Here are some of the things we’ve found. These ideas and approaches will inform the design stage of the ICC Alpha. You can download a pdf version (5.6MB) from Scribd if you prefer.
IA / Top Navigation
Lots of similar judicial sites follow the same IA format. Instead consider splitting the user journey more starkly with structured browse – situations/cases and the court – and having more flexible navigation. eg breadcrumb for situations/cases and a big footer. Use relatedness / relationships (tagging and metadata).
Good for reference. Informative. Useful. Almost like a sitemap at the bottom of every page.
An important tool to provide clarity, context and depth for the complex cases the ICC deals with, eg telling the story of the case.
Imagery / Video
Not just walls of text. Telling a human story. Educate and inspire. Show what’s happening inside the ICC and beyond. Look further than the default option (robed judges in court).
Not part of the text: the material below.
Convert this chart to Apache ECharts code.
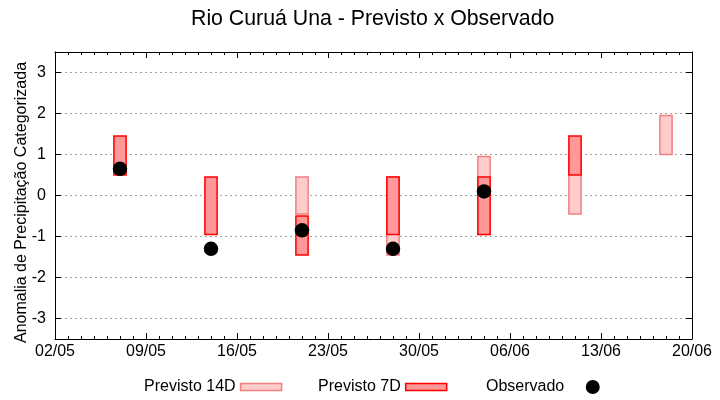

Presenting lots of text / pdfs
HTML needs to be the default publishing format with the exception of court filings. Effective use of typography. Plenty of white space. Readability on all devices is paramount. Clear indication of download, format, filesize before user clicks.
Search, filter, sort
Search tools – see latest filings, filter by case, topic, keyword, etc – are very important.
Email sign up / email alerts
Open up press list to anyone to sign up. Allow users to tailor subscription to specific areas, situations, cases. Offer alerts for new filings. These tools can be used in other sections, eg ASP.
Good to represent the scope of the court’s work and its backing (ASP), but lots of difficulties around nuance and politics.
Classroom resources and content for young people are important but difficult to do well. We need more information on audience and aims.
Feedback / transparency
Including report an error, ask a question, see an article’s history, ask for feedback. Helps to establish trust, signal openness and find out about things you might be unaware of.
Use of data / visualisations
To convey what the ICC has achieved judicially, politically and on the ground, eg trial chamber dealt with x decisions, x applications, x requests to give impression of complexity of the case.